Hannah frowns. ‘What d’you mean, Josh?’
He flares his nostrils at her, like a horse. ‘You said you don’t follow a religion. Like you’d say you follow Chelsea but you don’t follow Spurs. Like religion’s a football team.’ He sniggers and clamps his mouth shut like a trap.
‘Oh, right!’ She laughs a little too heartily. ‘Well, what I mean is that I don’t support – I mean practise – any particular religion.’ As Josh blinks slowly, waiting for her to dig herself into an even deeper hole, Hannah wonders if this is how it’ll be when she’s Ryan’s wife, and their stepmother. Like being sandwiched between a Gestapo interrogator and a belligerent English teacher who ticks her off for using an ill-chosen verb. Christ-on-a-sodding-bike. She has a sudden urge to shriek, Okay! We’re not getting married in church because your dad was married before, as you both know, a fact I’ve avoided mentioning because I’m trying to be nice. And actually, while we’re on the subject of marriage, why don’t we just forget the whole business and carry on living together? It was your dad’s idea in the first place, you know. Getting married, I mean. Because he loves me. Yes, I know you might find the idea completely repulsive, and God knows, his feelings might waver a bit when he sets eyes on my cauliflower nurse dress. But still …
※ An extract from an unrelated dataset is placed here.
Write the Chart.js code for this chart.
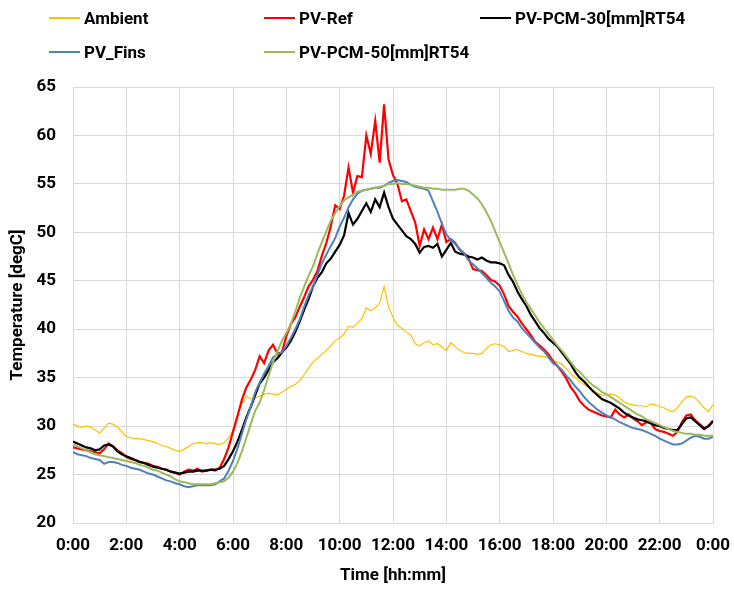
<!DOCTYPE html>
<html>
<head>
<meta charset="utf-8">
<script src="https://cdn.jsdelivr.net/npm/chart.js@4.4.0/dist/chart.umd.min.js"></script>
<style>
  body { margin: 0; background: #fff; }
  #wrap { position: relative; width: 734px; height: 592px; }
  #legenda { position: absolute; left: 0; top: 0; width: 734px; height: 80px;
             font: bold 17px 'Roboto', sans-serif; color: #000; }
  .voce { position: absolute; display: flex; align-items: center; white-space: nowrap; }
  .voce .linea { display: inline-block; width: 31px; height: 2px; margin-right: 4px; }
</style>
</head>
<body>
<div id="wrap">
  <canvas id="grafico"></canvas>
  <div id="legenda"></div>
</div>
<script>
// campioni ogni 10 minuti, da 0:00 a 24:00
const passoMinuti = 10;
const ore = Array.from({ length: 145 }, (_, i) => i * passoMinuti / 60);
const etichetteOre = ['0:00', '2:00', '4:00', '6:00', '8:00', '10:00', '12:00',
                      '14:00', '16:00', '18:00', '20:00', '22:00', '0:00'];

const ambient = [
  30.2, 30.0, 29.9, 30.0, 29.9, 29.6,
  29.3, 29.8, 30.3, 30.2, 29.9, 29.4,
  28.9, 28.8, 28.7, 28.7, 28.6, 28.5,
  28.4, 28.2, 28.0, 27.9, 27.7, 27.5,
  27.4, 27.6, 27.9, 28.2, 28.3, 28.3,
  28.2, 28.3, 28.2, 28.1, 28.3, 28.8,
  29.6, 31.2, 32.3, 33.1, 32.8, 32.9,
  33.1, 33.3, 33.4, 33.3, 33.2, 33.5,
  33.8, 34.1, 34.3, 34.7, 35.3, 36.0,
  36.6, 37.0, 37.4, 37.8, 38.3, 38.8,
  39.1, 39.5, 40.3, 40.2, 40.6, 41.1,
  42.2, 41.9, 42.2, 42.7, 44.4, 42.3,
  41.2, 40.4, 40.1, 39.7, 39.4, 38.5,
  38.3, 38.6, 38.8, 38.4, 38.5, 38.2,
  37.8, 38.6, 38.2, 37.8, 37.6, 37.5,
  37.5, 37.4, 37.5, 38.0, 38.4, 38.5,
  38.4, 38.2, 37.7, 37.8, 37.9, 37.7,
  37.5, 37.4, 37.3, 37.2, 37.2, 37.0,
  36.8, 36.6, 36.4, 35.9, 35.4, 35.0,
  34.6, 34.3, 34.0, 33.7, 33.4, 33.2,
  33.2, 33.3, 33.2, 32.9, 32.5, 32.3,
  32.2, 32.1, 32.1, 32.0, 32.3, 32.2,
  32.0, 31.9, 31.6, 31.5, 31.9, 32.5,
  33.0, 33.1, 32.9, 32.4, 31.9, 31.5,
  32.2
];

const pvRef = [
  27.8, 27.7, 27.6, 27.5, 27.4, 27.3,
  27.2, 27.6, 28.2, 27.9, 27.5, 27.2,
  26.8, 26.6, 26.5, 26.3, 26.2, 26.1,
  25.9, 25.8, 25.6, 25.5, 25.3, 25.2,
  25.0, 25.3, 25.5, 25.4, 25.6, 25.3,
  25.4, 25.5, 25.4, 25.7, 26.6, 27.8,
  29.4, 31.0, 32.7, 34.0, 34.8, 35.8,
  37.2, 36.5, 37.8, 38.4, 37.5, 37.6,
  39.3, 40.5, 41.2, 42.3, 43.3, 44.4,
  45.1, 46.0, 47.6, 48.9, 50.6, 52.8,
  52.4, 53.8, 56.7, 54.1, 55.8, 55.7,
  60.0, 58.1, 61.5, 57.2, 63.2, 57.5,
  55.9, 55.0, 53.2, 53.4, 52.2, 51.0,
  48.6, 50.3, 49.3, 50.5, 49.3, 50.8,
  49.0, 49.3, 48.9, 48.2, 47.8, 47.3,
  46.2, 46.1, 46.0, 45.6, 45.1, 44.9,
  44.5, 43.6, 42.4, 41.8, 41.3, 40.6,
  40.0, 39.4, 38.7, 38.3, 37.9, 37.4,
  36.7, 36.2, 35.6, 34.9, 34.0, 33.4,
  32.6, 32.1, 31.7, 31.5, 31.3, 31.1,
  31.0, 30.9, 31.7, 31.2, 30.9, 31.2,
  30.8, 30.5, 30.1, 30.4, 30.3, 29.7,
  29.5, 29.4, 29.2, 29.0, 29.4, 30.4,
  31.1, 31.2, 30.6, 30.2, 29.8, 30.0,
  30.6
];

const pvPcm30 = [
  28.4, 28.2, 28.0, 27.8, 27.7, 27.5,
  27.6, 28.0, 28.1, 27.9, 27.4, 27.1,
  26.9, 26.7, 26.5, 26.3, 26.2, 26.0,
  25.8, 25.7, 25.6, 25.5, 25.3, 25.2,
  25.1, 25.2, 25.3, 25.3, 25.4, 25.4,
  25.4, 25.5, 25.5, 25.6, 25.9, 26.6,
  27.4, 28.4, 29.6, 30.9, 32.0, 33.2,
  34.4, 35.0, 35.8, 36.6, 37.0, 37.6,
  38.1, 38.8, 39.7, 40.8, 42.0, 43.1,
  44.4, 45.3, 45.9, 46.8, 47.3, 48.0,
  48.7, 49.7, 52.0, 50.8, 51.4, 52.2,
  53.0, 52.1, 53.4, 52.6, 54.1, 52.6,
  51.4, 50.8, 50.2, 49.6, 49.3, 48.8,
  47.9, 48.5, 48.6, 48.4, 48.8, 47.5,
  48.2, 48.9, 48.0, 47.8, 47.7, 47.5,
  47.4, 47.2, 47.4, 47.1, 46.9, 46.9,
  46.8, 46.6, 45.6, 44.9, 43.9, 43.1,
  42.4, 41.5, 40.8, 40.1, 39.6, 39.0,
  38.6, 38.2, 37.6, 37.0, 36.4, 35.6,
  35.0, 34.6, 34.1, 33.6, 33.2, 32.8,
  32.6, 32.4, 32.1, 31.8, 31.4, 31.1,
  30.9, 30.7, 30.6, 30.5, 30.3, 30.1,
  30.0, 29.8, 29.7, 29.6, 29.6, 30.2,
  30.8, 30.9, 30.5, 30.1, 29.7, 30.0,
  30.5
];

const pvFins = [
  27.3, 27.1, 27.0, 26.9, 26.7, 26.6,
  26.5, 26.1, 26.3, 26.3, 26.2, 26.0,
  25.9, 25.7, 25.6, 25.5, 25.3, 25.1,
  25.0, 24.8, 24.6, 24.4, 24.3, 24.1,
  24.0, 23.8, 23.7, 23.8, 23.9, 23.9,
  23.9, 23.9, 24.0, 24.3, 24.6, 25.4,
  26.4, 27.7, 29.2, 30.7, 32.0, 33.5,
  34.5, 35.4, 36.2, 37.1, 37.4, 37.6,
  38.3, 39.1, 40.0, 41.0, 42.3, 43.5,
  44.4, 45.6, 46.8, 47.7, 48.6, 49.4,
  50.6, 51.5, 52.6, 53.4, 54.0, 54.3,
  54.4, 54.5, 54.6, 54.6, 54.8, 55.1,
  55.3, 55.4, 55.3, 55.2, 54.9, 54.7,
  54.6, 54.5, 54.3, 53.2, 52.1, 50.9,
  49.8, 49.2, 48.8, 48.3, 47.8, 47.1,
  46.7, 46.3, 45.8, 45.3, 44.8, 44.4,
  43.9, 42.9, 41.9, 41.2, 40.8, 40.1,
  39.6, 39.1, 38.6, 38.1, 37.7, 37.1,
  36.5, 36.2, 35.8, 35.2, 34.7, 34.1,
  33.6, 33.0, 32.5, 32.1, 31.7, 31.4,
  31.1, 30.9, 30.7, 30.4, 30.2, 30.0,
  29.8, 29.7, 29.6, 29.4, 29.2, 29.0,
  28.7, 28.5, 28.3, 28.1, 28.1, 28.2,
  28.5, 28.8, 29.0, 28.9, 28.7, 28.7,
  28.9
];

const pvPcm50 = [
  28.1, 27.9, 27.7, 27.5, 27.3, 27.1,
  27.0, 26.9, 26.8, 26.7, 26.6, 26.5,
  26.4, 26.3, 26.2, 26.0, 25.9, 25.7,
  25.5, 25.4, 25.2, 25.0, 24.8, 24.5,
  24.3, 24.2, 24.1, 24.0, 24.0, 24.0,
  24.0, 24.0, 24.1, 24.2, 24.3, 24.7,
  25.3, 26.2, 27.4, 28.8, 30.2, 31.6,
  32.4, 33.7, 35.2, 36.6, 37.7, 38.8,
  39.6, 40.5, 41.8, 43.2, 44.4, 45.5,
  46.5, 47.8, 49.0, 50.1, 51.2, 52.0,
  52.7, 53.3, 53.6, 53.9, 54.2, 54.3,
  54.4, 54.5, 54.6, 54.7, 54.8, 55.0,
  55.0, 55.1, 55.0, 55.0, 54.9, 54.8,
  54.7, 54.6, 54.6, 54.5, 54.5, 54.4,
  54.4, 54.4, 54.4, 54.5, 54.5, 54.3,
  53.9, 53.5, 52.9, 52.1, 51.2, 50.1,
  49.0, 47.9, 46.8, 45.6, 44.6, 43.6,
  42.8, 42.1, 41.4, 40.7, 40.1, 39.5,
  38.9, 38.3, 37.8, 37.2, 36.6, 36.0,
  35.6, 35.1, 34.6, 34.2, 33.9, 33.5,
  33.3, 33.0, 32.7, 32.4, 32.1, 31.8,
  31.5, 31.2, 31.0, 30.7, 30.5, 30.3,
  30.1, 29.9, 29.7, 29.5, 29.4, 29.3,
  29.2, 29.2, 29.1, 29.1, 29.0, 29.0,
  29.0
];

const font = "'Roboto', sans-serif";

function serie(nome, valori, colore, spessore, ordine) {
    return {
        label: nome,
        data: valori.map((v, i) => ({ x: ore[i], y: v })),
        borderColor: colore,
        backgroundColor: colore,
        borderWidth: spessore,
        pointRadius: 0,
        tension: 0,
        fill: false,
        order: ordine
    };
}

const ctx = document.getElementById('grafico').getContext('2d');
const grafico = new Chart(ctx, {
    type: 'line',
    data: {
        datasets: [
            serie('Ambient', ambient, '#FFC000', 1.2, 5),
            serie('PV-Ref', pvRef, '#FF0000', 2.2, 4),
            serie('PV-PCM-30[mm]RT54', pvPcm30, '#000000', 2.2, 3),
            serie('PV_Fins', pvFins, '#4F81BD', 2, 2),
            serie('PV-PCM-50[mm]RT54', pvPcm50, '#9BBB59', 2, 1)
        ]
    },
    options: {
        responsive: true,
        maintainAspectRatio: false,
        animation: false,
        layout: { padding: { top: 87, right: 21, left: 0, bottom: 0 } },
        plugins: { legend: { display: false }, tooltip: { enabled: false } },
        scales: {
            x: {
                type: 'linear',
                min: 0,
                max: 24,
                afterFit: s => { s.height = 69; s.paddingLeft = 0; s.paddingRight = 0; },
                grid: { color: '#D9D9D9', drawTicks: false },
                border: { color: '#D9D9D9' },
                ticks: {
                    stepSize: 2,
                    padding: 13,
                    color: '#000',
                    font: { family: font, size: 17, weight: 'bold' },
                    maxRotation: 0,
                    autoSkip: false,
                    callback: (v, i) => etichetteOre[i]
                },
                title: {
                    display: true,
                    text: 'Time [hh:mm]',
                    color: '#000',
                    font: { family: font, size: 17, weight: 'bold' },
                    padding: { top: 0, bottom: 6 }
                }
            },
            y: {
                min: 20,
                max: 65,
                afterFit: s => { s.width = 73; },
                grid: { color: '#D9D9D9', drawTicks: false },
                border: { color: '#D9D9D9' },
                ticks: {
                    stepSize: 5,
                    padding: 17,
                    color: '#000',
                    font: { family: font, size: 17, weight: 'bold' }
                },
                title: {
                    display: true,
                    text: 'Temperature [degC]',
                    color: '#000',
                    font: { family: font, size: 17, weight: 'bold' },
                    padding: { top: 8, bottom: 0 }
                }
            }
        }
    }
});

// legenda su due righe, tre colonne come nel foglio originale
const posizioniLegenda = [[49, 18], [264, 18], [480, 18], [49, 52], [264, 52]];
const contenitore = document.getElementById('legenda');
grafico.data.datasets.forEach((ds, i) => {
    const voce = document.createElement('div');
    voce.className = 'voce';
    voce.style.left = posizioniLegenda[i][0] + 'px';
    voce.style.top = (posizioniLegenda[i][1] - 12) + 'px';
    voce.style.height = '24px';
    voce.innerHTML = '<span class="linea" style="background:' + ds.borderColor + '"></span><span>' + ds.label + '</span>';
    contenitore.appendChild(voce);
});
</script>
</body>
</html>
‘What were you saying, Daisy?’ Ryan asks, emerging from the utility room with a bundle of sports kits.
‘We were just talking about the wedding, Dad,’ Daisy says pleasantly.
‘Oh, right.’ Ryan smiles at Hannah, his eyes meeting hers, making her stomach flip as it always does when he looks at her like that. ‘Well,’ he adds, turning to Josh, ‘speaking of the wedding, we should all go shopping next weekend and pick you both something to wear.’
‘But it’s ages away,’ Josh replies. ‘It’s weeks.’
‘Yes, I know there’s still six weeks to go. But you’ll be at Mum’s the next three, and then we’ll be cutting it fine, really, to get things organised …’
‘Eddie’s birthday’s on Saturday,’ Josh mumbles. ‘We’re going bowling.’
‘Oh,’ Ryan says. ‘Right. Well, that’s nice. Maybe we could do it on Sunday instead.’